Listing:
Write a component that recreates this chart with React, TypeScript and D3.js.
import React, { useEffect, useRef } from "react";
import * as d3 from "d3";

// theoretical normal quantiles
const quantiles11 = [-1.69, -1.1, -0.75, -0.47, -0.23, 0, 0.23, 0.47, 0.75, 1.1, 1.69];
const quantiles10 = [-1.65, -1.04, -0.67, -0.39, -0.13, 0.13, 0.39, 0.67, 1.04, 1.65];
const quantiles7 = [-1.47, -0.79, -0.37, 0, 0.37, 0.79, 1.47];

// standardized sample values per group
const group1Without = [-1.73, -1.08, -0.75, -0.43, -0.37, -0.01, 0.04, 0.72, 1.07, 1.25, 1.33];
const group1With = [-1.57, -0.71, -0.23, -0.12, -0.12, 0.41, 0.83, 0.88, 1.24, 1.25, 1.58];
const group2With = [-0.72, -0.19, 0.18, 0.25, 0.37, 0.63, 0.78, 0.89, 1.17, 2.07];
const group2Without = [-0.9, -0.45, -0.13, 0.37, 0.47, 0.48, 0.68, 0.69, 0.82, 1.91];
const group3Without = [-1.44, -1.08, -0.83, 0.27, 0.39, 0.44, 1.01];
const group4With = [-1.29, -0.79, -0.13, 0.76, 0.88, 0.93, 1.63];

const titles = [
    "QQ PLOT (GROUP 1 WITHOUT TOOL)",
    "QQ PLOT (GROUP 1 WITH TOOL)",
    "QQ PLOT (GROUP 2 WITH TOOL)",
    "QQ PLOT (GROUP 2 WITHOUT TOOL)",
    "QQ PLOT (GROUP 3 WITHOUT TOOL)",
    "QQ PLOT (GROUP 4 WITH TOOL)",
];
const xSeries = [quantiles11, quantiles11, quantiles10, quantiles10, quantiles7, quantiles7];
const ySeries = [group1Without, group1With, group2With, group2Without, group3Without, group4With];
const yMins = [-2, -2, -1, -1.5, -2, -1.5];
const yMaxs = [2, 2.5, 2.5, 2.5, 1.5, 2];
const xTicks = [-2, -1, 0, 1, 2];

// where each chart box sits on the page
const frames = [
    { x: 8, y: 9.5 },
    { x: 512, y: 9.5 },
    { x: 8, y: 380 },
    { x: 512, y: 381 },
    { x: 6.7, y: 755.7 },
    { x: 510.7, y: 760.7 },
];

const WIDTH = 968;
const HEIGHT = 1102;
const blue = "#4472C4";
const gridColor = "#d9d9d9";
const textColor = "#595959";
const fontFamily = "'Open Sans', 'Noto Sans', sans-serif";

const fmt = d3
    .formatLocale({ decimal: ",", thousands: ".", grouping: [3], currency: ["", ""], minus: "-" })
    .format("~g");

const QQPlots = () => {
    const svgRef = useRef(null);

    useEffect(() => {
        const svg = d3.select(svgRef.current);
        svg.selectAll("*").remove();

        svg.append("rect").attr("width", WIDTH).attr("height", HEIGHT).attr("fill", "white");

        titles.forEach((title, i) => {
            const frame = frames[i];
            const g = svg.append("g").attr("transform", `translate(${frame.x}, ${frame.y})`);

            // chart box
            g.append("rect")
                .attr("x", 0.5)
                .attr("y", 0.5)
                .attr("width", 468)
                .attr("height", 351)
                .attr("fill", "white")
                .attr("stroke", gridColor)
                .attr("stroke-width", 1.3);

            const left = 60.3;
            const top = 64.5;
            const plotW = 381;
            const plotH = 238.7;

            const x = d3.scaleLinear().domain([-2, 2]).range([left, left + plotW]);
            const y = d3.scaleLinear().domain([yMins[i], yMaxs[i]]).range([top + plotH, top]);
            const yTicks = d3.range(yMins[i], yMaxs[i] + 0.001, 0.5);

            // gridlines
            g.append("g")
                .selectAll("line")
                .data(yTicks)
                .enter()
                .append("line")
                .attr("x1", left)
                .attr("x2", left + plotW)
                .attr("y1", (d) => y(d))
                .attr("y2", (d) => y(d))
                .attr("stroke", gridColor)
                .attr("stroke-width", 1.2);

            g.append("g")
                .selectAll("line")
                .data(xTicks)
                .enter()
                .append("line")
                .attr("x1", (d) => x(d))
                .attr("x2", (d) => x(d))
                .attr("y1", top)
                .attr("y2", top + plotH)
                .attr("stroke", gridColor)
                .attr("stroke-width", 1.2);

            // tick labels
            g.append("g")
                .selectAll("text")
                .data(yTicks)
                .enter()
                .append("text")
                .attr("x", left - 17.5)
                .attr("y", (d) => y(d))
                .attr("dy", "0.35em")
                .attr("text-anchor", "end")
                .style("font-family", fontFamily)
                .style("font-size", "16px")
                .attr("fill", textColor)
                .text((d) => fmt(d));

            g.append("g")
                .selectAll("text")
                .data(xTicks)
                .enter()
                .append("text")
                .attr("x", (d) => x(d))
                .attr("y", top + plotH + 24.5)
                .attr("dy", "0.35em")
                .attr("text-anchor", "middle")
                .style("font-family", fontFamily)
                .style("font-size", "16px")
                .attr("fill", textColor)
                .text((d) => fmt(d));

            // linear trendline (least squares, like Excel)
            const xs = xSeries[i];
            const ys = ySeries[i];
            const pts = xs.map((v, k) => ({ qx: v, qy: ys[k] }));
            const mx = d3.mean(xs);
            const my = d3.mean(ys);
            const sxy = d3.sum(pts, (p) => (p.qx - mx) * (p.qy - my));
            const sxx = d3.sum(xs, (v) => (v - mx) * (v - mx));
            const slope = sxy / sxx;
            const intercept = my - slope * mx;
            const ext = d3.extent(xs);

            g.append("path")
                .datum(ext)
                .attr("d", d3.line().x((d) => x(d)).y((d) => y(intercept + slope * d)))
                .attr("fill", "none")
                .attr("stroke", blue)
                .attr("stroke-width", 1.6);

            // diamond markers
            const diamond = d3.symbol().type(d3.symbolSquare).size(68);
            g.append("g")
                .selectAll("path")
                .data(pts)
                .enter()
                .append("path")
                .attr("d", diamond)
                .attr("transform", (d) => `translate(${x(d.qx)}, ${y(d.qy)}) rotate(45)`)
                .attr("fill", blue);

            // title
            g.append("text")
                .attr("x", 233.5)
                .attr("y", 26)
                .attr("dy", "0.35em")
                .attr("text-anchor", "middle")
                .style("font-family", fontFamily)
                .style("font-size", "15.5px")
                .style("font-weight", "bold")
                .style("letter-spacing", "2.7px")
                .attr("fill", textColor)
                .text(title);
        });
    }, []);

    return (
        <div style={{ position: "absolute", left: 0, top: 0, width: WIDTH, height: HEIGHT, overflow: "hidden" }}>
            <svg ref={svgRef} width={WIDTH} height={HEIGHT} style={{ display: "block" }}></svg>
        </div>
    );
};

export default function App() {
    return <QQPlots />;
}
* * *
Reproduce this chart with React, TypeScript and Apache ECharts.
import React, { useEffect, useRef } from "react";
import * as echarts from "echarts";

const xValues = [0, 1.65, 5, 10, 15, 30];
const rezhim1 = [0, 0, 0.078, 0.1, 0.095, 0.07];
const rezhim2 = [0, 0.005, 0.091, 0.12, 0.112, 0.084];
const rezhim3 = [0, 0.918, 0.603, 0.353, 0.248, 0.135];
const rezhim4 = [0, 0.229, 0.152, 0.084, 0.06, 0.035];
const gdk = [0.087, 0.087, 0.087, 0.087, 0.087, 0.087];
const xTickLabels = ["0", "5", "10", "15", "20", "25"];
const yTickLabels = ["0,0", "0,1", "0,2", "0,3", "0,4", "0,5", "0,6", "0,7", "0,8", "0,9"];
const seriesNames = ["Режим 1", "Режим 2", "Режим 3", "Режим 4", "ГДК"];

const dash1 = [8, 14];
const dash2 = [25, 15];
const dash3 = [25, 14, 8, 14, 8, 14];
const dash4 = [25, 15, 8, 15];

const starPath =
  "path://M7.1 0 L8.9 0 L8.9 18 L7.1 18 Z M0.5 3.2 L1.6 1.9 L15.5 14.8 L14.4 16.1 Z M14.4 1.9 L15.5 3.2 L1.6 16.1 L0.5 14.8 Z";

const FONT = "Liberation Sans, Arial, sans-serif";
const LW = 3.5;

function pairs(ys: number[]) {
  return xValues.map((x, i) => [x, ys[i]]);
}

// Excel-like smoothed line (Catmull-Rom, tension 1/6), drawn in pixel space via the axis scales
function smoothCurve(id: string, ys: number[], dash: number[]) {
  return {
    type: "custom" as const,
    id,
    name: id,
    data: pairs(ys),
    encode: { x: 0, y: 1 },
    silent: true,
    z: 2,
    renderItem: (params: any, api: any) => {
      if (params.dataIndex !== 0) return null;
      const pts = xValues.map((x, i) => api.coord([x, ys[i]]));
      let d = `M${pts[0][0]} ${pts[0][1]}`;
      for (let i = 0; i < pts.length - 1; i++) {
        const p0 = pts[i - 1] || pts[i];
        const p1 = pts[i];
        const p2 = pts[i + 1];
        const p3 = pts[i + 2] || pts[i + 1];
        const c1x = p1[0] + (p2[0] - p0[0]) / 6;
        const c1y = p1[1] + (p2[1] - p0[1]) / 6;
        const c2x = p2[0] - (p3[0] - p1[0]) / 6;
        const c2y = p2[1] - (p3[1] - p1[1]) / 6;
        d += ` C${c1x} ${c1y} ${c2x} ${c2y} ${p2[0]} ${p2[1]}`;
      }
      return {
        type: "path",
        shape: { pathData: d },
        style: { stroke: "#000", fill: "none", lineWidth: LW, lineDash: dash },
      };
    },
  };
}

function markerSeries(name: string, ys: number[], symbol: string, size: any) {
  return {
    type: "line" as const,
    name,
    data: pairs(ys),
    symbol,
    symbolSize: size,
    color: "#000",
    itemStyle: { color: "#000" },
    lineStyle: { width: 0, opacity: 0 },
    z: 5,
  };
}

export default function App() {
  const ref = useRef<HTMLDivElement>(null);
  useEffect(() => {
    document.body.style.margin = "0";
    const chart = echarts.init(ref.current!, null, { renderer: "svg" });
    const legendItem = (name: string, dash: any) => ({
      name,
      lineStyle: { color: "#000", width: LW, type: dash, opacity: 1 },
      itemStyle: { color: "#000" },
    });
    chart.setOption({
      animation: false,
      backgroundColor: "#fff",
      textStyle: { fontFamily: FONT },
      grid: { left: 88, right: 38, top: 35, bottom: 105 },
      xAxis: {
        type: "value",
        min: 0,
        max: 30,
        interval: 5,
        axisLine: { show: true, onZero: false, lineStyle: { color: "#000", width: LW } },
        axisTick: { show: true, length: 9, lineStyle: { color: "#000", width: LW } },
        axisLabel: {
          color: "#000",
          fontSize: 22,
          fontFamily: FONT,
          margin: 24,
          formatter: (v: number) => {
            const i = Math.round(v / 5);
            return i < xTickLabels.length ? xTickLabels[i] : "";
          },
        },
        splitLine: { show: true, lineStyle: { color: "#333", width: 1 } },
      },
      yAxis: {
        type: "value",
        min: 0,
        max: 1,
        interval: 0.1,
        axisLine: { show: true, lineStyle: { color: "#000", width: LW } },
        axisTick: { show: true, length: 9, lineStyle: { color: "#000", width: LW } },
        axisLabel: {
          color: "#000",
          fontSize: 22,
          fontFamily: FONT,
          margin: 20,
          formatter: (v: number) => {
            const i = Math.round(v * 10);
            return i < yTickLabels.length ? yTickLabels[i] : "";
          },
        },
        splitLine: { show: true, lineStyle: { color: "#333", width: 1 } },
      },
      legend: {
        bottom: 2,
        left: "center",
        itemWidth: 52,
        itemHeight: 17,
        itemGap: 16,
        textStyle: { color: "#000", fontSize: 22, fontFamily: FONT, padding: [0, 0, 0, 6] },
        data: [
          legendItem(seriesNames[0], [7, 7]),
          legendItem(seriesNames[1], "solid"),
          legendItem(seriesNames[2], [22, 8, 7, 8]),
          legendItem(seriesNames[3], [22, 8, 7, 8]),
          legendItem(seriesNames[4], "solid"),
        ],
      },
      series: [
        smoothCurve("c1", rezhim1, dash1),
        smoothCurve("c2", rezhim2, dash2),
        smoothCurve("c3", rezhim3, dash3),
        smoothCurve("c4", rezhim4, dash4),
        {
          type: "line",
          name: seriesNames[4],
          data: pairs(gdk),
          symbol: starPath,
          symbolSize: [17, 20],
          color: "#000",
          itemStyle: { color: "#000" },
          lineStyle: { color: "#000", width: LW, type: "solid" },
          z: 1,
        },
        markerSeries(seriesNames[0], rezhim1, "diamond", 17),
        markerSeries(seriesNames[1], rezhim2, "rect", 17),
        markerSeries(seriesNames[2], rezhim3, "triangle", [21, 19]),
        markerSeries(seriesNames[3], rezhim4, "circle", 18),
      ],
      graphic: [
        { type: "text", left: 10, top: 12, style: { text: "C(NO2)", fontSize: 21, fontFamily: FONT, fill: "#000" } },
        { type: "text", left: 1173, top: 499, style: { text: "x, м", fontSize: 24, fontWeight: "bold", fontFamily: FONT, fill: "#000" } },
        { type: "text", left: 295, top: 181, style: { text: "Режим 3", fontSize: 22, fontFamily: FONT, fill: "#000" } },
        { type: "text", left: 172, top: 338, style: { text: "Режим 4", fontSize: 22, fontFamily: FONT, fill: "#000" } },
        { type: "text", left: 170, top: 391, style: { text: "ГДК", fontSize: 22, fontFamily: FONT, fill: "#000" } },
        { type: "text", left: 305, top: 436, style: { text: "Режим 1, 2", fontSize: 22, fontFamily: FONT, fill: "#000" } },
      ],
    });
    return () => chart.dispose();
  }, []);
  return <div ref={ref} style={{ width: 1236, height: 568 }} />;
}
--
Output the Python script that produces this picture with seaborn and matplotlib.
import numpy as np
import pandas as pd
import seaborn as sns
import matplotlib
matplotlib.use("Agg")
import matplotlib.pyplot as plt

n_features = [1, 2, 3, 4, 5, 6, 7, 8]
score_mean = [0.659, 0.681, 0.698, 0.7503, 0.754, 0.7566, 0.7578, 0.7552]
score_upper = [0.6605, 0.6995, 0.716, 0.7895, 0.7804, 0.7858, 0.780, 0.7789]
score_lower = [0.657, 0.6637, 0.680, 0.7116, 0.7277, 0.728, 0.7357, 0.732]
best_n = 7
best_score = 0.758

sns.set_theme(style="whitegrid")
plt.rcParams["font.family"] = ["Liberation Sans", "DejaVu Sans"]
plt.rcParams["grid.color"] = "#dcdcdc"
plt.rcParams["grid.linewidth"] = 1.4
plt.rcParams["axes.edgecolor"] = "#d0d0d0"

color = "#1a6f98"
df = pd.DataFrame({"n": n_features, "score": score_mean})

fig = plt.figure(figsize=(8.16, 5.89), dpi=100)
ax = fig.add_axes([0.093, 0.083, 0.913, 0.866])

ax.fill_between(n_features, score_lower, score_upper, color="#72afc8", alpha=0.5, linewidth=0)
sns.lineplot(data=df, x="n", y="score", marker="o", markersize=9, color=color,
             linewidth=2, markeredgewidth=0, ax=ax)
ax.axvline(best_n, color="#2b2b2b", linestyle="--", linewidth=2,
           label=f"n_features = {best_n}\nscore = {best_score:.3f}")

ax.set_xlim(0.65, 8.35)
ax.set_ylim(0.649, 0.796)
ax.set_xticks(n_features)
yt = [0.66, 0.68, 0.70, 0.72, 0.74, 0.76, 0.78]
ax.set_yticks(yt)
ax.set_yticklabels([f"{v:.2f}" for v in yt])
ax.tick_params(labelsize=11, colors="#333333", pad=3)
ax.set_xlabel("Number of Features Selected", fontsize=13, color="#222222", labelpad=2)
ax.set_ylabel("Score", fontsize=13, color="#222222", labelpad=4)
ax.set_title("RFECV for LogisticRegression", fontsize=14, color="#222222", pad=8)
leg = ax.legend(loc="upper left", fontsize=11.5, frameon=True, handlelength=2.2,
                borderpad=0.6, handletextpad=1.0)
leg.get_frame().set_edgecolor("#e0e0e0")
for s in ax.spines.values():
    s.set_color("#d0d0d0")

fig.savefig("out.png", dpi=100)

Problem statement: In the records, locate each line holding the string "this" and copy it.

Written solution:
Write a component that recreates this chart with React, TypeScript and D3.js.
Reproduce this chart with React, TypeScript and Apache ECharts.
Output the Python script that produces this picture with seaborn and matplotlib.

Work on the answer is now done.